L’appartenenza alla sopravvivenza

La scena è scarna. Una griglia di tubi da cantiere sospesi su un cielo basso e cupo, che suggeriscono un sottoscala, un sottotetto, un comunque “stare sotto”, e qui ci sarebbe piaciuto moltissimo che il nome dello scenografo fosse stato inserito nella locandina. Da indagini accurate è stato stabilito che si tratta della talentuosa Daniela Gardinazzi.

Gigio Alberti, Mario Sala e Alessandro Tedeschi sono i tre interpreti del Guardiano, forse uno dei testi più rappresentativi di Harold Pinter. “The Caretaker” è un’opera  che Pinter ha scritto nel 1959. In un angolo dimenticato di un palazzo del west end londinese convivono due fratelli. Uno di essi Aston, di notte ospita il disadattato Davies e gli propone di dormire da lui. L’indomani arriva  Mick, che introduce le nuove regole del gioco, che potrebbe intitolarsi “A CHE GIOCO GIOCHIAMO?”. Gli equilibri sono tutti nuovi, scopriamo che Aston è stato internato in un ospedale psichiatrico e sottoposto ad elettroshock. Ma chi dei tre è quello sano, ben inserito, perfettamente nel presente? La tensione tipica di Pinter è palpabile in ogni istante e il pubblico, anche quando non accade nulla, si domanda: cosa sta succedendo?

Alla regia di Lorenzo Loris è stato riconosciuto il premio della Critica 2011, e noi umilmente ed effettivamente riconosciamo un’accenno di riscrittura da parte di quel regista/autore la cui latitanza è stata su queste pagine tanto deprecata e il suo avvento così fortemente invocato. La scena è trasposta da Londra a Milano, e questo potrebbe non bastare, così il regista sceglie più che il degrado il distacco del capoluogo lombardo, dove sembra che sia anzitempo domenica pomeriggio e che nessuno la abiti o voglia parteciparvi.

Lo spettacolo ha due grandi forze, ma forse ben più di due. Tra quelle evidenti la dimostrazione della duttilità attoriale di Alberti: anche lo scorso anno fu uno spettacolo con la sua presenza scenica a chiudere la rassegna teatrale sassarese.

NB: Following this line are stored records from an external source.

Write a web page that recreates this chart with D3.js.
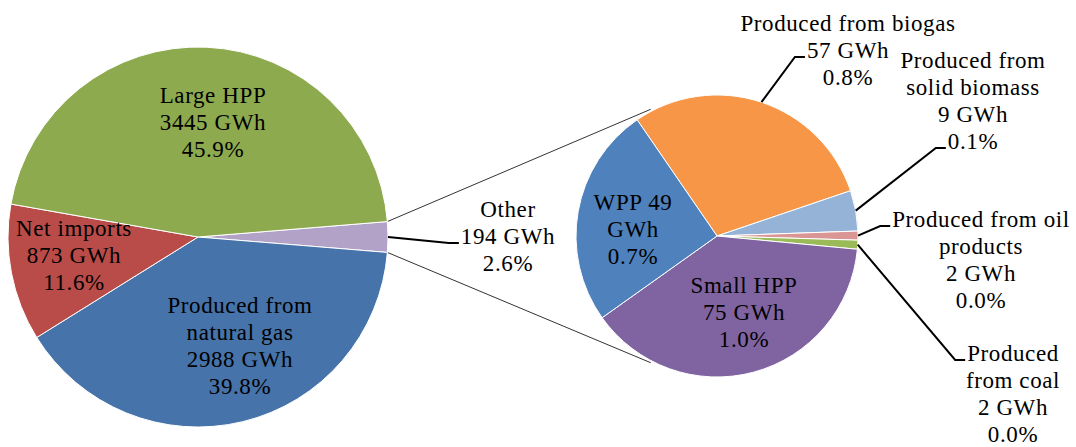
<!DOCTYPE html>
<html>
<head>
<meta charset="utf-8">
<script src="https://d3js.org/d3.v7.min.js"></script>
<style>
    body { margin: 0; background: #fff; }
    .label { font-family: "Liberation Serif", "Times New Roman", serif; font-size: 23px; letter-spacing: 0.6px; fill: #000; }
</style>
</head>
<body>
<div id="chart"></div>
<script>
// main pie: electricity supply
var mainNames = ["Other", "Produced from natural gas", "Net imports", "Large HPP"];
var mainValues = [194, 2988, 873, 3445];
var mainColors = ["#b3a2c7", "#4673aa", "#b94c49", "#8eaa4f"];

// second pie: what "Other" is made of
var otherNames = ["Produced from biogas", "Produced from solid biomass", "Produced from oil products",
    "Produced from coal", "Small HPP", "WPP"];
var otherValues = [57, 9, 2, 2, 75, 49];
var otherColors = ["#f79646", "#95b3d7", "#d99694", "#9bbb59", "#8064a2", "#4f81bd"];

// label text, {v} = GWh, {p} = share of the total
var mainLabelText = ["Other\n{v} GWh\n{p}", "Produced from\nnatural gas\n{v} GWh\n{p}",
    "Net imports\n{v} GWh\n{p}", "Large HPP\n{v} GWh\n{p}"];
var otherLabelText = ["Produced from biogas\n{v} GWh\n{p}", "Produced from\nsolid biomass\n{v} GWh\n{p}",
    "Produced from oil\nproducts\n{v} GWh\n{p}", "Produced\nfrom coal\n{v} GWh\n{p}",
    "Small HPP\n{v} GWh\n{p}", "WPP {v}\nGWh\n{p}"];

// layout
var width = 1076, height = 447;
var lineHeight = 27;
var mainPie = { cx: 198, cy: 237, r: 190 };
var otherPie = { cx: 717, cy: 236, r: 141, start: -34.5 };
// [dx, dy of first baseline, line the leader attaches to (-1 = no leader)]
var mainLabelPos = [[310, -20, 1], [42, 76, -1], [-124, -1, -1], [15, -134, -1]];
var otherLabelPos = [[131, -205, 1], [256, -168, 3], [264, -9, 0], [296, 125, 0], [27, 57, -1], [-84, -26, -1]];
var connectorAngle = 27.6;

var total = d3.sum(mainValues);
var pct = d3.format(".1%");
var rad = function(deg){ return deg * Math.PI / 180; };

var svg = d3.select("#chart").append("svg")
    .attr("width", width)
    .attr("height", height);

// pie layouts, "Other" centred at 3 o'clock
var otherShare = mainValues[0] / total;
var mainStart = Math.PI / 2 - Math.PI * otherShare;
var mainArcs = d3.pie().sort(null)
    .startAngle(mainStart)
    .endAngle(mainStart + 2 * Math.PI)(mainValues);

var otherArcs = d3.pie().sort(null)
    .startAngle(rad(otherPie.start))
    .endAngle(rad(otherPie.start) + 2 * Math.PI)(otherValues);

function pointAt(pie, angle, r){
    return [pie.cx + Math.sin(angle) * r, pie.cy - Math.cos(angle) * r];
}

// connector lines between the two pies
var otherSlice = mainArcs[0];
var connectors = [
    [pointAt(mainPie, otherSlice.startAngle, mainPie.r), pointAt(otherPie, rad(-connectorAngle), otherPie.r + 2)],
    [pointAt(mainPie, otherSlice.endAngle, mainPie.r), pointAt(otherPie, rad(180 + connectorAngle), otherPie.r + 2)]
];
svg.selectAll(".connector")
    .data(connectors)
    .enter().append("line")
    .attr("class", "connector")
    .attr("x1", function(d){ return d[0][0]; })
    .attr("y1", function(d){ return d[0][1]; })
    .attr("x2", function(d){ return d[1][0]; })
    .attr("y2", function(d){ return d[1][1]; })
    .attr("stroke", "#333")
    .attr("stroke-width", 1);

function drawPie(pie, arcs, colors, names, values, labelText, labelPos){
    var arc = d3.arc().innerRadius(0).outerRadius(pie.r);

    var g = svg.append("g")
        .attr("transform", "translate(" + pie.cx + "," + pie.cy + ")");

    g.selectAll("path")
        .data(arcs)
        .enter().append("path")
        .attr("d", arc)
        .attr("fill", function(d, i){ return colors[i]; })
        .attr("stroke", "#fff")
        .attr("stroke-width", 1);

    // labels
    arcs.forEach(function(d, i){
        var lines = labelText[i]
            .replace("{v}", values[i])
            .replace("{p}", pct(values[i] / total))
            .split("\n");
        var x = pie.cx + labelPos[i][0];
        var y0 = pie.cy + labelPos[i][1];

        var text = svg.append("text")
            .attr("class", "label")
            .attr("text-anchor", "middle");

        var spans = lines.map(function(line, j){
            return text.append("tspan")
                .attr("x", x)
                .attr("y", y0 + j * lineHeight)
                .text(line);
        });

        var k = labelPos[i][2];
        if (k >= 0) {
            var w = spans[k].node().getComputedTextLength();
            var endX = x - w / 2 - 2;
            var endY = y0 + k * lineHeight - 1;
            var mid = (d.startAngle + d.endAngle) / 2;
            var p0 = pointAt(pie, mid, pie.r);
            svg.append("path")
                .attr("class", "leader")
                .attr("d", d3.line()([p0, [endX - 10, endY], [endX, endY]]))
                .attr("fill", "none")
                .attr("stroke", "#000")
                .attr("stroke-width", 2);
        }
    });
}

drawPie(mainPie, mainArcs, mainColors, mainNames, mainValues, mainLabelText, mainLabelPos);
drawPie(otherPie, otherArcs, otherColors, otherNames, otherValues, otherLabelText, otherLabelPos);
</script>
</body>
</html>
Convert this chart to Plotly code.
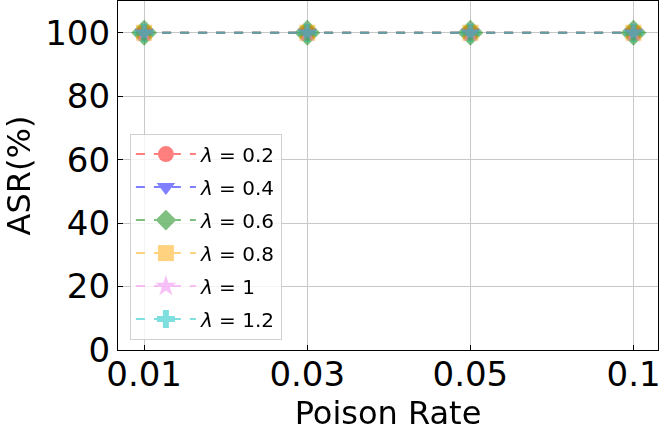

Chi riconoscerebbe ora l’elegante mercante di quadri (lo spettacolo era ART di Yasmine Reza con Alessio Boni e Alessandro Haber) dall’umiliato e umiliante personaggio Pinteriano? Gigio Alberti è biascicante, claudicante e ingobbito quanto basta per rendere il derelitto Davies un personaggio macchiettistico erede del magro e squallido Pantalone della Commedia dell’Arte. Ma ciò che lo rende speciale sono accenni di quella che oseremmo definire “spavalderia difensiva”, un modo di attaccare il prossimo per paura e un modo di fuggire che ci intenerisce. Il suo Davies è figlio degli albori della carriera del bravo attore – non ce ne voglia – quando nel 1988 interpretava Aziz in tv per ZanziBar, stereotipo dell’immigrato pakistano che indagava, ancor più che cercarlo e trovarlo, il suo posto nel mondo.

Chissà se quando Gigio Alberti era Aziz gli sarà mai capitato di pensare che quel personaggio un giorno gli sarebbe stato utile per interpretare un testo di un premio Nobel per la letteratura.